Least resistance. The sad thing is that the soft authoritarians could get their wish if they weren’t such cowards. They have the power to push Trump off the stage, if they would only use it. But they won’t.
McConnell, McCarthy, and the rest need to ask themselves where this going. Trump’s behavior is not going to improve. The domestic terrorist movement he has allied with isn’t going to stop. Next-generation Trumps like Greene aren’t going to tone it down. The soft authoritarians are tying themselves to people whose actions they can neither control nor predict.
This is how bad it’s gotten: Eric Cantor is the voice of reason. The GOP’s problems didn’t start with Trump, he writes. They started when Republican politicians started pandering to their base voters’ fantasies rather than telling them what is and isn’t true or possible.
For Cantor, the government shutdown of 2013 was a key moment. Ted Cruz and some other leaders told the base that the party could defund ObamaCare, if only its leaders fought hard enough. They couldn’t and didn’t, but pretending that they could put the nation through a pointless crisis. Here’s how Cantor sees the path forward:
In many ways, it is the classic prisoner’s dilemma. If the majority of Republican elected officials work together to confront the false narratives in our body politic — that the election was stolen (it wasn’t), that there is a QAnon-style conspiracy to uproot pedophiles at the heart of American government (there isn’t), that a Democratic-controlled government means the end of America (it doesn’t; it may produce worse policy, but the republic has survived 88 years of Democrats occupying the White House) — all Republicans will be better off. If instead most elected Republicans decide to protect themselves against a primary challenge through their silence or even their affirmation, then like the two prisoners acting only in their own interests, we will all be worse off.
Trump’s impeachment trial is a golden opportunity to start rooting out those false narratives. But for that to happen, Mitch McConnell will have to provide leadership. That seems unlikely.

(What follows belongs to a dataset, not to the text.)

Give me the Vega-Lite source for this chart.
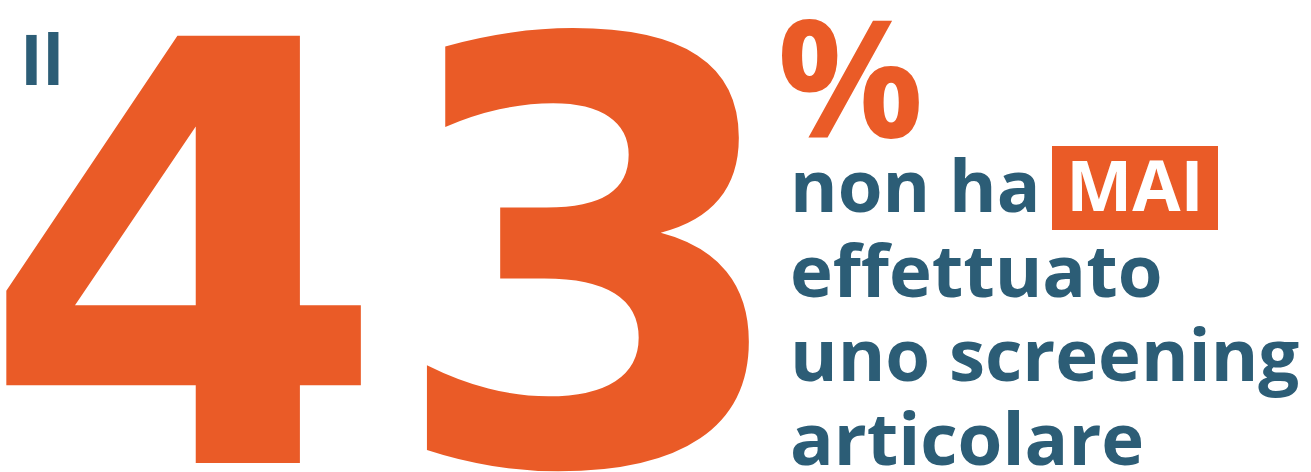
{
  "$schema": "https://vega.github.io/schema/vega-lite/v6.json",
  "width": 1311,
  "height": 472,
  "autosize": {"type": "none"},
  "padding": 0,
  "background": "white",
  "config": {"view": {"stroke": null}, "axis": {"disable": true}},
  "datasets": {
    "big": [{"value": 43, "x": -20, "y": 463}],
    "pct": [{"label": "%", "x": 777, "y": 138}],
    "intro": [{"label": "Il", "x": 20, "y": 85}],
    "lines": [
      {"label": "non ha", "x": 790, "y": 212},
      {"label": "effettuato", "x": 790, "y": 297},
      {"label": "uno screening", "x": 790, "y": 381},
      {"label": "articolare", "x": 790, "y": 465}
    ],
    "box": [{"label": "MAI", "x0": 1052, "x1": 1218, "y0": 146, "y1": 230, "tx": 1135, "ty": 211}]
  },
  "layer": [
    {
      "data": {"name": "box"},
      "mark": {"type": "rect", "color": "#EA5B27"},
      "encoding": {
        "x": {"field": "x0", "type": "quantitative", "scale": {"domain": [0, 1311], "nice": false, "zero": false}, "axis": null},
        "x2": {"field": "x1"},
        "y": {"field": "y0", "type": "quantitative", "scale": {"domain": [0, 472], "nice": false, "zero": false, "reverse": true}, "axis": null},
        "y2": {"field": "y1"}
      }
    },
    {
      "data": {"name": "box"},
      "mark": {"type": "text", "font": "Open Sans", "fontWeight": "bold", "fontSize": 70, "align": "center", "baseline": "alphabetic", "color": "white"},
      "encoding": {
        "x": {"field": "tx", "type": "quantitative"},
        "y": {"field": "ty", "type": "quantitative"},
        "text": {"field": "label"}
      }
    },
    {
      "data": {"name": "big"},
      "mark": {"type": "text", "font": "DejaVu Sans", "fontWeight": "bold", "fontSize": 586, "align": "left", "baseline": "alphabetic", "color": "#EA5B27"},
      "encoding": {
        "x": {"field": "x", "type": "quantitative"},
        "y": {"field": "y", "type": "quantitative"},
        "text": {"field": "value", "type": "quantitative", "format": "d"}
      }
    },
    {
      "data": {"name": "pct"},
      "mark": {"type": "text", "font": "Open Sans", "fontWeight": "bold", "fontSize": 163, "align": "left", "baseline": "alphabetic", "color": "#EA5B27"},
      "encoding": {
        "x": {"field": "x", "type": "quantitative"},
        "y": {"field": "y", "type": "quantitative"},
        "text": {"field": "label"}
      }
    },
    {
      "data": {"name": "intro"},
      "mark": {"type": "text", "font": "Open Sans", "fontWeight": "bold", "fontSize": 69, "align": "left", "baseline": "alphabetic", "color": "#2C5D76"},
      "encoding": {
        "x": {"field": "x", "type": "quantitative"},
        "y": {"field": "y", "type": "quantitative"},
        "text": {"field": "label"}
      }
    },
    {
      "data": {"name": "lines"},
      "mark": {"type": "text", "font": "Open Sans", "fontWeight": "bold", "fontSize": 72.5, "align": "left", "baseline": "alphabetic", "color": "#2C5D76"},
      "encoding": {
        "x": {"field": "x", "type": "quantitative"},
        "y": {"field": "y", "type": "quantitative"},
        "text": {"field": "label"}
      }
    }
  ]
}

Appendix: The Constitutionality of Impeaching Former Officials
Slate does a good job explaining why former officials can be impeached. It’s not even a close call.
Let’s start with the Constitution, which never directly addresses the question. Article I says that the House “shall have the sole Power of Impeachment” and the Senate “shall have the sole Power to try all Impeachments”. It limits the punishments for the convicted to “removal from Office, and disqualification to hold and enjoy any Office of honor, Trust or Profit under the United States”, leaving any further punishment to the courts. Article II stipulates that convicted officials “shall be removed from office” after conviction, but it is silent about whether former officials can be disqualified from future office.
That’s all the guidance it gives. The implication of these sparse instructions is that people at the time of the founding already knew what impeachment meant. (Similarly, the Constitution also doesn’t define “Money” or “credit” when it gives Congress power “To borrow Money on the credit of the United States”.)
What everyone would have known was how Great Britain handled impeachments. (In Federalist #65, Alexander Hamilton said the Constitution’s notion of impeachment derived from Great Britain’s.) They also would have known how the already-existing state governments did it. Slate spells it out:
Indeed, the British impeachment that most informed the Framers’ thinking about the impeachment power was the impeachment of Warren Hastings for improprieties as the governor-general of Bengal. Hastings had been out of this office for two years before his impeachment by the House of Commons. Moreover, at least two states—Virginia and Delaware—had established that their impeachment power extended to former officers.
Also, Congress has faced this issue before, and resolved it during the Grant administration:
Congress has also expressly addressed this question and resolved it in favor of the original understanding. In 1876, the House drafted articles of impeachment against President Ulysses S. Grant’s Secretary of War, William Belknap, but Belknap resigned before the House could vote on the articles. The House debated whether Belknap’s resignation deprived the House of jurisdiction. After the debate, the House voted to impeach Belknap, implicitly rejecting the argument that it lacked jurisdiction. The Senate also took up the issue and voted 37–29 that Belknap’s resignation did not deprive it of jurisdiction.
So the question has an obvious answer, for those who are willing to know it: Trying Trump after he has left office is entirely constitutional. Claiming it isn’t is just an excuse to let Trump off the hook without considering the evidence against him.
Comments
Well said. And I must say, when you raise the comparison of McConnell, Murdock, et al., to the Weimar Republic, a different Hindenburg came to mind.
I can only wonder, who has what on whom? Just feels like some is leveraging damning evidence?